Disrupting that financial flow by the freezing of assets abroad is seen as key to driving a wedge between him and the Taliban, a source told the paper. The money has been traced to legal and illegal front businesses, charities, and, allegedly, tributes paid to him by several Persian Gulf states, companies and individuals, in return for his agreement to minimise or stay out of their countries.

A month after the attack, a brief ceremony was held at Ground Zero in New York where fires still burn, presided over by the mayor, Mr Rudi Giuliani.

Mr Giuliani later escorted the Saudi Prince Alwaleed Bin Talal, one of hundreds of princes in the Saudi royal family, around Ground Zero. Calling the attacks "a tremendous crime", he presented the mayor with a cheque for $10 million for relief efforts.

"It's just unbelievable," he said. "We are here to tell America and to tell New York that Saudi Arabia is with the US wholeheartedly."

Later, however, Mr Giuliani returned the cheque after the prince had issued a statement critical of the US policy on Palestine.

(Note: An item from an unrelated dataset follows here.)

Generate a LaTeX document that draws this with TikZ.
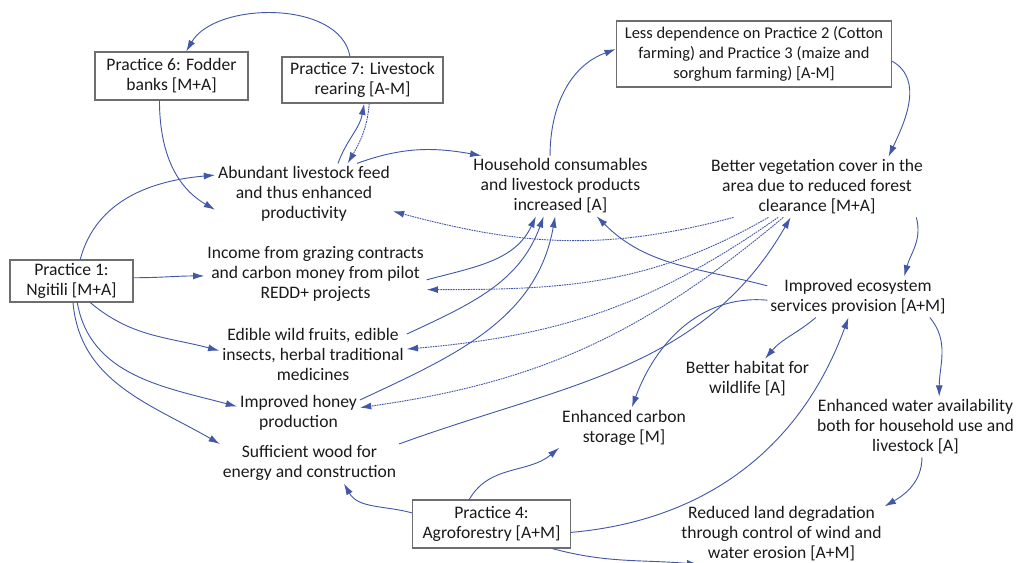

Mr Bush spoke later at an open-air service at the Pentagon for up to 20,000 survivors, friends and family of those who died. He paid warm tribute to the US military and said that "unlike our enemies, we value every life and mourn every loss." The US would not be deterred from the pursuit of "justice", he said, "we will meet our moment, we will prevail."

The five major TV networks have agreed to the White House request to refrain from rebroadcasting unedited recordings of bin Laden or his lieutenants.

The unprecedented agreement was described by one network as a "patriotic" gesture in response to concerns that such speeches could be a means of transmitting coded messages to supporters and that they were inflammatory.

Military officials meanwhile have said An Air Force sergeant from Maine was killed in a heavy equipment accident in the Arabian Peninsula, becoming the first announced US death in Operation Enduring Freedom.